Information shown:
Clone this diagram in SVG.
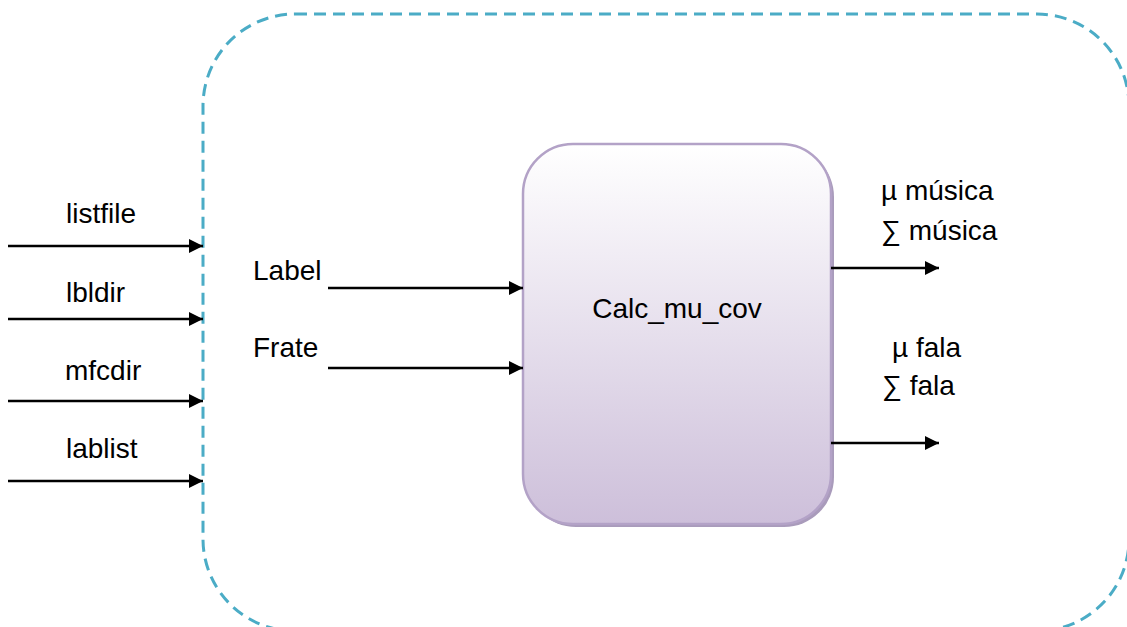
<svg xmlns="http://www.w3.org/2000/svg" width="1127" height="627" viewBox="0 0 1127 627">
  <style>
    .lbl { font-family: "Liberation Sans", Arial, sans-serif; font-size: 28px; fill: #000; }
    .wire { stroke: #000; stroke-width: 2.5; fill: none; marker-end: url(#arrow); }
    .boundary { fill: none; stroke: #4bacc6; stroke-width: 3; stroke-dasharray: 12 7; }
  </style>
  <defs>
    <marker id="arrow" viewBox="0 0 10 10" refX="10" refY="5" markerWidth="6.5" markerHeight="5.6" markerUnits="strokeWidth" orient="auto">
      <path d="M0,0 L10,5 L0,10 Z" fill="#000"/>
    </marker>
    <linearGradient id="boxFill" x1="0" y1="0" x2="0" y2="1">
      <stop offset="0" stop-color="#ffffff"/>
      <stop offset="1" stop-color="#cdbfda"/>
    </linearGradient>
  </defs>

  <!-- system boundary -->
  <g id="boundary">
    <rect class="boundary" x="203" y="14" width="926" height="617" rx="92" ry="92"/>
  </g>

  <!-- processing block -->
  <g id="calc_mu_cov">
    <rect x="526" y="147" width="308" height="380" rx="50" ry="50" fill="#a99bbb"/>
    <rect x="523" y="144" width="308" height="380" rx="50" ry="50" fill="url(#boxFill)" stroke="#b3a2c7" stroke-width="2.5"/>
    <text class="lbl" x="677" y="318" text-anchor="middle">Calc_mu_cov</text>
  </g>

  <!-- external inputs -->
  <g id="in_listfile"><text class="lbl" x="66" y="223">listfile</text></g>
  <g id="in_lbldir"><text class="lbl" x="66" y="302">lbldir</text></g>
  <g id="in_mfcdir"><text class="lbl" x="65" y="380">mfcdir</text></g>
  <g id="in_lablist"><text class="lbl" x="66" y="458">lablist</text></g>

  <!-- internal inputs -->
  <g id="in_label"><text class="lbl" x="253" y="280">Label</text></g>
  <g id="in_frate"><text class="lbl" x="253" y="357">Frate</text></g>

  <!-- outputs -->
  <g id="out_musica">
    <text class="lbl" x="881" y="200">µ música</text>
    <text class="lbl" x="881" y="240">∑ música</text>
  </g>
  <g id="out_fala">
    <text class="lbl" x="892" y="357">µ fala</text>
    <text class="lbl" x="882" y="395">∑ fala</text>
  </g>

  <!-- connectors -->
  <g id="connectors">
    <line class="wire" x1="8" y1="246" x2="203" y2="246"/>
    <line class="wire" x1="8" y1="319" x2="203" y2="319"/>
    <line class="wire" x1="8" y1="401" x2="203" y2="401"/>
    <line class="wire" x1="8" y1="481" x2="203" y2="481"/>
    <line class="wire" x1="328" y1="288" x2="523" y2="288"/>
    <line class="wire" x1="328" y1="368" x2="523" y2="368"/>
    <line class="wire" x1="831" y1="268" x2="939" y2="268"/>
    <line class="wire" x1="831" y1="443" x2="939" y2="443"/>
  </g>
</svg>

What is expected: Repeat the listing verbatim. Skip the pictures.

Complete answer:
Clone this diagram in SVG.
<svg xmlns="http://www.w3.org/2000/svg" width="1127" height="627" viewBox="0 0 1127 627">
  <style>
    .lbl { font-family: "Liberation Sans", Arial, sans-serif; font-size: 28px; fill: #000; }
    .wire { stroke: #000; stroke-width: 2.5; fill: none; marker-end: url(#arrow); }
    .boundary { fill: none; stroke: #4bacc6; stroke-width: 3; stroke-dasharray: 12 7; }
  </style>
  <defs>
    <marker id="arrow" viewBox="0 0 10 10" refX="10" refY="5" markerWidth="6.5" markerHeight="5.6" markerUnits="strokeWidth" orient="auto">
      <path d="M0,0 L10,5 L0,10 Z" fill="#000"/>
    </marker>
    <linearGradient id="boxFill" x1="0" y1="0" x2="0" y2="1">
      <stop offset="0" stop-color="#ffffff"/>
      <stop offset="1" stop-color="#cdbfda"/>
    </linearGradient>
  </defs>

  <!-- system boundary -->
  <g id="boundary">
    <rect class="boundary" x="203" y="14" width="926" height="617" rx="92" ry="92"/>
  </g>

  <!-- processing block -->
  <g id="calc_mu_cov">
    <rect x="526" y="147" width="308" height="380" rx="50" ry="50" fill="#a99bbb"/>
    <rect x="523" y="144" width="308" height="380" rx="50" ry="50" fill="url(#boxFill)" stroke="#b3a2c7" stroke-width="2.5"/>
    <text class="lbl" x="677" y="318" text-anchor="middle">Calc_mu_cov</text>
  </g>

  <!-- external inputs -->
  <g id="in_listfile"><text class="lbl" x="66" y="223">listfile</text></g>
  <g id="in_lbldir"><text class="lbl" x="66" y="302">lbldir</text></g>
  <g id="in_mfcdir"><text class="lbl" x="65" y="380">mfcdir</text></g>
  <g id="in_lablist"><text class="lbl" x="66" y="458">lablist</text></g>

  <!-- internal inputs -->
  <g id="in_label"><text class="lbl" x="253" y="280">Label</text></g>
  <g id="in_frate"><text class="lbl" x="253" y="357">Frate</text></g>

  <!-- outputs -->
  <g id="out_musica">
    <text class="lbl" x="881" y="200">µ música</text>
    <text class="lbl" x="881" y="240">∑ música</text>
  </g>
  <g id="out_fala">
    <text class="lbl" x="892" y="357">µ fala</text>
    <text class="lbl" x="882" y="395">∑ fala</text>
  </g>

  <!-- connectors -->
  <g id="connectors">
    <line class="wire" x1="8" y1="246" x2="203" y2="246"/>
    <line class="wire" x1="8" y1="319" x2="203" y2="319"/>
    <line class="wire" x1="8" y1="401" x2="203" y2="401"/>
    <line class="wire" x1="8" y1="481" x2="203" y2="481"/>
    <line class="wire" x1="328" y1="288" x2="523" y2="288"/>
    <line class="wire" x1="328" y1="368" x2="523" y2="368"/>
    <line class="wire" x1="831" y1="268" x2="939" y2="268"/>
    <line class="wire" x1="831" y1="443" x2="939" y2="443"/>
  </g>
</svg>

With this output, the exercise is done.